20 November 2006

CHRISTMAS BOOK REVIEW: Callahan Cousins: Together Again

Well, I might as well review the fourth Callahan Cousins book here, since I've hit all the others.

We've been through Hillary being insecure about her parents' divorce (The Summer Begins), Neeve being insecure about a family secret (Home Sweet Home), and Kate being insecure about not being cool (Keeping Cool). Now it's bookworm Phoebe's turn to be insecure—about Christmas celebrations and faith.

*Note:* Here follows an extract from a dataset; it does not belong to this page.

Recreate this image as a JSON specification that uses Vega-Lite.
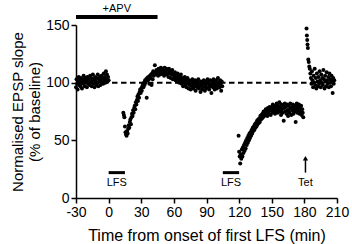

In this fourth book summer is over, but the girls have once again gathered at Grandmother Gee's big house on Gull Island to celebrate the holidays. Phoebe, who's from Florida and the voracious reader in the bunch, has one big wish: to celebrate the kind of Christmas she's always read about in her beloved books. Not a snowless, cheerless (at least to Phoebe) Christmas where her dad and sisters decorate with tacky garish plastic ornaments and sing kareoke carols, but one full of sleigh rides, and home-made gifts, ornaments, and treats, and snow, snow, snow. She comes to Gull Island complete with her own "wish book" (a notebook of magazine and newspaper clippings) about just how "it should be" and ends up roping her cousins into helping her achieve this goal through helping her with the things they do best (creative Kate will help them do crafts and baking, sporty Hillary will arrange sledding and other winter athletics, friendly Neeve will be social director for parties).

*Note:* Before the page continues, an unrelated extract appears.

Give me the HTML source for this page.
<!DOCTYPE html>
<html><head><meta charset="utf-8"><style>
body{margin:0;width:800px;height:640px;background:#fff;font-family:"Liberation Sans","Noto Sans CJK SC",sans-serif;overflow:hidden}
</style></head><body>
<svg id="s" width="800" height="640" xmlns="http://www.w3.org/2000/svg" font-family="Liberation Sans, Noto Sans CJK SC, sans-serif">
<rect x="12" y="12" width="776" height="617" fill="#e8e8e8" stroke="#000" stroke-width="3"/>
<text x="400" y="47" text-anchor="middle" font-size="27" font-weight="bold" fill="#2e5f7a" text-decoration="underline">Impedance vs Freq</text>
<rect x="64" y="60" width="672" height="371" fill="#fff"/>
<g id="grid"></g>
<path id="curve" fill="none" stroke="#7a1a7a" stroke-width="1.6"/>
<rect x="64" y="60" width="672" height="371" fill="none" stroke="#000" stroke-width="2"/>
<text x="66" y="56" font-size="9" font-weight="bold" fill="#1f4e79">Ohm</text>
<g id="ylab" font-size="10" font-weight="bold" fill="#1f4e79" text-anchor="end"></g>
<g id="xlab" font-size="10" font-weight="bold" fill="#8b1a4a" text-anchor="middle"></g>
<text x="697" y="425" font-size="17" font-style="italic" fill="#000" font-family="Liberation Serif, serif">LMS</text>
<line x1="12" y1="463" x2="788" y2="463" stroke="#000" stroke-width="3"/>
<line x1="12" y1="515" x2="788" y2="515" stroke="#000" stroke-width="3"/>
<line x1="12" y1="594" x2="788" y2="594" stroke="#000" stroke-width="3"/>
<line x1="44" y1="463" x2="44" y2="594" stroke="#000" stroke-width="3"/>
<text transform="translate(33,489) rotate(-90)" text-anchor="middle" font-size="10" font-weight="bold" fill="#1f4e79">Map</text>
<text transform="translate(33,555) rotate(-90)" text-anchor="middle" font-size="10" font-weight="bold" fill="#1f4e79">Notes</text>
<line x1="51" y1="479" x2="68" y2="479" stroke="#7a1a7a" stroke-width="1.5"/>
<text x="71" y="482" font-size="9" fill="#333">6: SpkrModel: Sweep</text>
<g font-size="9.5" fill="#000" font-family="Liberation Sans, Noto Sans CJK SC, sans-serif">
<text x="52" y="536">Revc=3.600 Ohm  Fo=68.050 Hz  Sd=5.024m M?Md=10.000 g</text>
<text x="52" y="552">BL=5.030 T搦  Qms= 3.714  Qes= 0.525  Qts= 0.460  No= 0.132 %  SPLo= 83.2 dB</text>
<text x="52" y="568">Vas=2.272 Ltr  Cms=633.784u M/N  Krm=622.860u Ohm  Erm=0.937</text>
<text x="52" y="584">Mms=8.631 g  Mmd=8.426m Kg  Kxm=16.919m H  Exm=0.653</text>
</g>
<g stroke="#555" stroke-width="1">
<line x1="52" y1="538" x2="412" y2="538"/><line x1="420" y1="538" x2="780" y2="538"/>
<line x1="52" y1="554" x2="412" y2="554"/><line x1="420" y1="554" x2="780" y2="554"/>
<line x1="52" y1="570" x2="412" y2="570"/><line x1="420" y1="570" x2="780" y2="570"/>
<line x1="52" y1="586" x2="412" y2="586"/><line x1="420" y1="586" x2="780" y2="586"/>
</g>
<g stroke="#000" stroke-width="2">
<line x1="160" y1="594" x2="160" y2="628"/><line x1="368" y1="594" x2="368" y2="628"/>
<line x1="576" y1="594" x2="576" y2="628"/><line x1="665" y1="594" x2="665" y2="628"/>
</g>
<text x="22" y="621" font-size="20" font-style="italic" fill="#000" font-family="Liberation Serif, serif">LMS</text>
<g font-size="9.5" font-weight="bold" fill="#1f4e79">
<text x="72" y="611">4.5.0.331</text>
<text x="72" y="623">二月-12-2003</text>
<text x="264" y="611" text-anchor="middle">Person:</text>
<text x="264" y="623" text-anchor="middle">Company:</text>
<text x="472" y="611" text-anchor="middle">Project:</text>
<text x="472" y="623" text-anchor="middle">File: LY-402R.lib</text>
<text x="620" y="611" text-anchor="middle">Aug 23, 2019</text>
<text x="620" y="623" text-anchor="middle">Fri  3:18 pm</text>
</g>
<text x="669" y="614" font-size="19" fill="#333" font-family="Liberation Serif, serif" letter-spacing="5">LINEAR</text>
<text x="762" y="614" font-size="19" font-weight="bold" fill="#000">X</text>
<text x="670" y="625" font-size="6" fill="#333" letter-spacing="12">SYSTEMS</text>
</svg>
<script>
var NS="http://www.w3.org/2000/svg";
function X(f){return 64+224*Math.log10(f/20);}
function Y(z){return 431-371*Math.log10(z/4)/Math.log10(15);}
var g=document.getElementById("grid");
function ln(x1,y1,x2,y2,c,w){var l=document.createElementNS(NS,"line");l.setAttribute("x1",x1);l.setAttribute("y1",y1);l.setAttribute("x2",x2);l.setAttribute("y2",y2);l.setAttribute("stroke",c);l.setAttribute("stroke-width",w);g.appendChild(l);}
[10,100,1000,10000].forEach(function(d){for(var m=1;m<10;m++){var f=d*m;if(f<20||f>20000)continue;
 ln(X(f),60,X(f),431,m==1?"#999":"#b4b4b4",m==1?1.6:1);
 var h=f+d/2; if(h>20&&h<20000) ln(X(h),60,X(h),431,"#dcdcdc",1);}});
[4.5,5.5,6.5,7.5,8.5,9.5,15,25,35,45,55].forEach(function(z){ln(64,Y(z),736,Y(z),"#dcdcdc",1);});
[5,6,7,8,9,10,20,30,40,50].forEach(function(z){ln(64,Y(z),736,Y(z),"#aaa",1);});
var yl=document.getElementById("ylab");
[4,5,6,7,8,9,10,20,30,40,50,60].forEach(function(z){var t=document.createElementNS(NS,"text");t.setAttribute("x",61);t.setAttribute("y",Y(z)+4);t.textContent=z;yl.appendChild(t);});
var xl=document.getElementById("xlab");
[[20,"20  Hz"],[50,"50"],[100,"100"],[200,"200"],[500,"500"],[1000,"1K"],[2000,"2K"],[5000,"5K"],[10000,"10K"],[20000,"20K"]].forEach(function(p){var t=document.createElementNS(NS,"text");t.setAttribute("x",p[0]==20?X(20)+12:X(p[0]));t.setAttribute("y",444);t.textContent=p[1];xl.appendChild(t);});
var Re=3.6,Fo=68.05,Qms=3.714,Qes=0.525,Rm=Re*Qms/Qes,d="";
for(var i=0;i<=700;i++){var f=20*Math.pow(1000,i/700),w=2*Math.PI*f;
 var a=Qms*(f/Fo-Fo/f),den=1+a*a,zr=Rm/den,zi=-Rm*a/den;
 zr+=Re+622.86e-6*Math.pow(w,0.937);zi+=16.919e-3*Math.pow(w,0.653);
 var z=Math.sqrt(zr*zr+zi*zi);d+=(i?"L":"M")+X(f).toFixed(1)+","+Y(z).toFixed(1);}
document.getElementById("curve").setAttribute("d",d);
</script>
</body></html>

Of course Phoebe goes overboard—it's a lietmotif of the series—but her desire is so charming that I really enjoyed the story. Come on, who among you that is a Christmas lover has not wished for the grand and glorious holiday you've read about in books and seen in the movies? Who hasn't wanted to have a grand party with friends gathered around a magnificent old-fashioned tree (perhaps with candles, however dangerous) and then go out caroling house to house, filled with the spirit of bonhomie? To celebrate a deep, meaningful Christmas like the Ingalls family or Anne Shirley or the March girls and eschewing the canned music, buy-buy-buy commercials and adverts, and the plastic sentiments? I know the idea appeals to me tremendously (although not the tree with the candles!); I spent my childhood wishing I could go to one of those parties like on Petticoat Junction where everyone ends the night singing old songs—or Christmas carols!—around the piano.

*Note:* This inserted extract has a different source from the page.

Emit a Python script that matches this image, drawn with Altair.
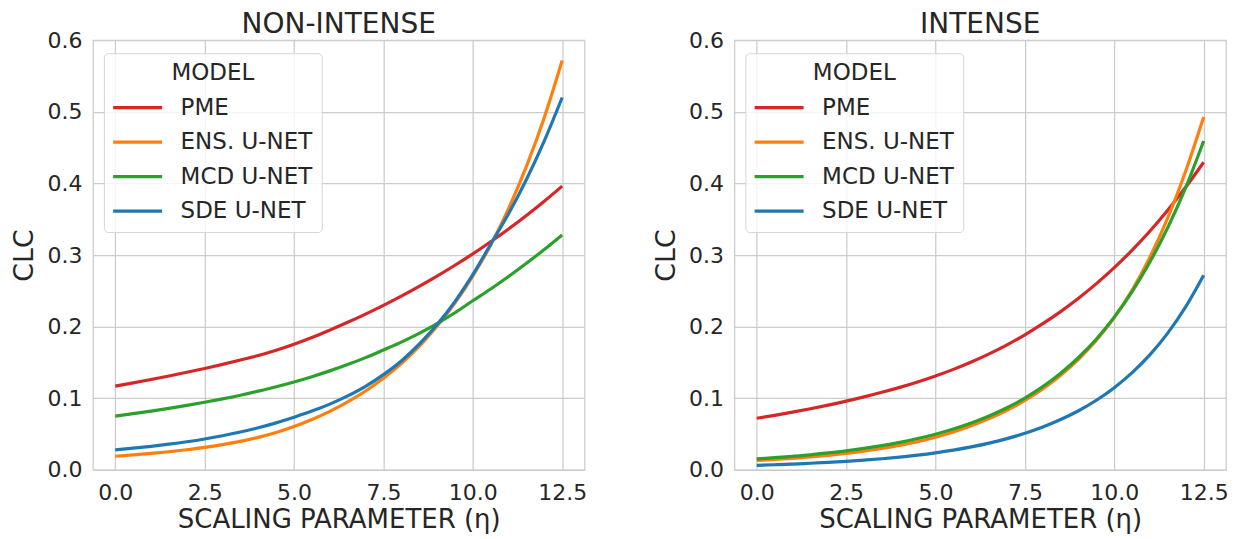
import altair as alt
import pandas as pd

ETA = [0.0, 0.5, 1.0, 1.5, 2.0, 2.5, 3.0, 3.5, 4.0, 4.5, 5.0, 5.5, 6.0,
       6.5, 7.0, 7.5, 8.0, 8.5, 9.0, 9.5, 10.0, 10.5, 11.0, 11.5, 12.0, 12.5]

MODELS = ["PME", "ENS. U-NET", "MCD U-NET", "SDE U-NET"]
COLORS = ["#d62728", "#ff7f0e", "#2ca02c", "#1f77b4"]
X_TICKS = [0.0, 2.5, 5.0, 7.5, 10.0, 12.5]
Y_TICKS = [0.0, 0.1, 0.2, 0.3, 0.4, 0.5, 0.6]

# NON-INTENSE panel
NI_PME = [0.1170, 0.1215, 0.1262, 0.1311, 0.1362, 0.1416, 0.1473, 0.1533, 0.1597,
          0.1671, 0.1754, 0.1847, 0.1951, 0.2060, 0.2175, 0.2297, 0.2426, 0.2562,
          0.2705, 0.2857, 0.3017, 0.3186, 0.3364, 0.3553, 0.3752, 0.3962]
NI_ENS = [0.0190, 0.0208, 0.0229, 0.0253, 0.0281, 0.0313, 0.0352, 0.0398, 0.0454,
          0.0522, 0.0605, 0.0703, 0.0816, 0.0948, 0.1101, 0.1279, 0.1485, 0.1725,
          0.2004, 0.2328, 0.2704, 0.3140, 0.3648, 0.4237, 0.4921, 0.5716]
NI_MCD = [0.0750, 0.0784, 0.0820, 0.0858, 0.0900, 0.0944, 0.0991, 0.1042, 0.1099,
          0.1160, 0.1227, 0.1301, 0.1382, 0.1470, 0.1567, 0.1674, 0.1784, 0.1906,
          0.2043, 0.2194, 0.2361, 0.2526, 0.2700, 0.2884, 0.3077, 0.3280]
NI_SDE = [0.0280, 0.0302, 0.0328, 0.0358, 0.0392, 0.0431, 0.0476, 0.0528, 0.0588,
          0.0656, 0.0735, 0.0820, 0.0918, 0.1033, 0.1167, 0.1330, 0.1520, 0.1755,
          0.2030, 0.2350, 0.2725, 0.3150, 0.3575, 0.4055, 0.4595, 0.5200]

# INTENSE panel
IN_PME = [0.0720, 0.0761, 0.0805, 0.0853, 0.0904, 0.0959, 0.1019, 0.1083, 0.1152,
          0.1228, 0.1311, 0.1403, 0.1506, 0.1620, 0.1746, 0.1886, 0.2041, 0.2210,
          0.2396, 0.2600, 0.2823, 0.3069, 0.3336, 0.3629, 0.3949, 0.4296]
IN_ENS = [0.0130, 0.0144, 0.0161, 0.0180, 0.0203, 0.0229, 0.0261, 0.0298, 0.0342,
          0.0394, 0.0456, 0.0529, 0.0615, 0.0715, 0.0832, 0.0969, 0.1130, 0.1320,
          0.1544, 0.1810, 0.2127, 0.2510, 0.2974, 0.3524, 0.4176, 0.4928]
IN_MCD = [0.0153, 0.0170, 0.0189, 0.0210, 0.0236, 0.0265, 0.0299, 0.0338, 0.0384,
          0.0437, 0.0498, 0.0570, 0.0654, 0.0752, 0.0867, 0.1002, 0.1162, 0.1349,
          0.1569, 0.1828, 0.2133, 0.2489, 0.2905, 0.3387, 0.3945, 0.4592]
IN_SDE = [0.0062, 0.0071, 0.0080, 0.0092, 0.0105, 0.0119, 0.0136, 0.0155, 0.0178,
          0.0205, 0.0237, 0.0275, 0.0320, 0.0373, 0.0436, 0.0510, 0.0598, 0.0702,
          0.0825, 0.0972, 0.1147, 0.1357, 0.1609, 0.1913, 0.2279, 0.2718]

TEXT = "#262626"
FONT = "DejaVu Sans"


def long_frame(series):
    rows = []
    for model, vals in zip(MODELS, series):
        for e, v in zip(ETA, vals):
            rows.append({"eta": e, "clc": v, "model": model})
    return pd.DataFrame(rows)


def panel(title, series):
    df = long_frame(series)
    legend = alt.Legend(
        title="MODEL", orient="none", legendX=11, legendY=13,
        fillColor="rgba(255,255,255,0.8)", strokeColor="#d6d6d6", cornerRadius=4,
        padding=9, symbolType="M-1.566,0H1.566", symbolSize=980,
        symbolStrokeWidth=3.2, symbolOffset=7.25, labelOffset=25.5,
        labelFontSize=23, titleFontSize=23, titleFontWeight="normal",
        titleAnchor="middle", titlePadding=5, rowPadding=4.5,
        labelColor=TEXT, titleColor=TEXT, labelFont=FONT, titleFont=FONT,
    )
    ttl = alt.Title(title, offset=-10, anchor="middle", fontSize=28,
                    fontWeight="normal", color=TEXT, font=FONT)
    return alt.Chart(df, title=ttl).mark_line(
        strokeWidth=3.2, interpolate="monotone"
    ).encode(
        x=alt.X("eta:Q",
                scale=alt.Scale(domain=[-0.625, 13.125], nice=False, zero=False),
                axis=alt.Axis(values=X_TICKS, format=".1f",
                              title="SCALING PARAMETER (η)")),
        y=alt.Y("clc:Q",
                scale=alt.Scale(domain=[0, 0.6], nice=False),
                axis=alt.Axis(values=Y_TICKS, format=".1f", title="CLC")),
        color=alt.Color("model:N", sort=MODELS,
                        scale=alt.Scale(domain=MODELS, range=COLORS),
                        legend=legend),
    ).properties(width=492, height=430)


left = panel("NON-INTENSE", [NI_PME, NI_ENS, NI_MCD, NI_SDE])
right = panel("INTENSE", [IN_PME, IN_ENS, IN_MCD, IN_SDE])

chart = (
    alt.hconcat(left, right, spacing=64)
    .resolve_legend(color="independent")
    .properties(padding={"left": 2, "top": 2, "right": 0, "bottom": 0})
    .configure(font=FONT)
    .configure_view(stroke="#cccccc", strokeWidth=1.25)
    .configure_axis(domain=False, ticks=False, grid=True, gridColor="#cccccc",
                    gridWidth=1.25, labelFontSize=22, labelColor=TEXT,
                    titleFontSize=26, titleFontWeight="normal", titleColor=TEXT,
                    labelFont=FONT, titleFont=FONT)
    .configure_axisX(labelPadding=13, titlePadding=3)
    .configure_axisY(labelPadding=11, titlePadding=8, titleFontSize=27)
)

chart.save("out.html", embed_options={"renderer": "svg", "actions": False})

The generosity of her cousins (except for Neeve's occasional protests) and finally her grandmother enables Phoebe to have the Christmas she wants, but there are a few bobbles along that way including a warm front—Phoebe, for all her reading, seems to have missed the fact that shorelines and islands don't usually get the type of Vermont-like snow she's pining for and it melts faster when it does snow—and interference from snotty Sloan Bicket. There is a more serious thread woven through this outing: Phoebe's reluctance to show emotion and also her need for something spiritual to believe in for the future (hence the heavily angel-centric theme that comes into play soon after the book begins).

It's a fun Christmas outing with some thought behind it and a good way to finish out the tetralogy.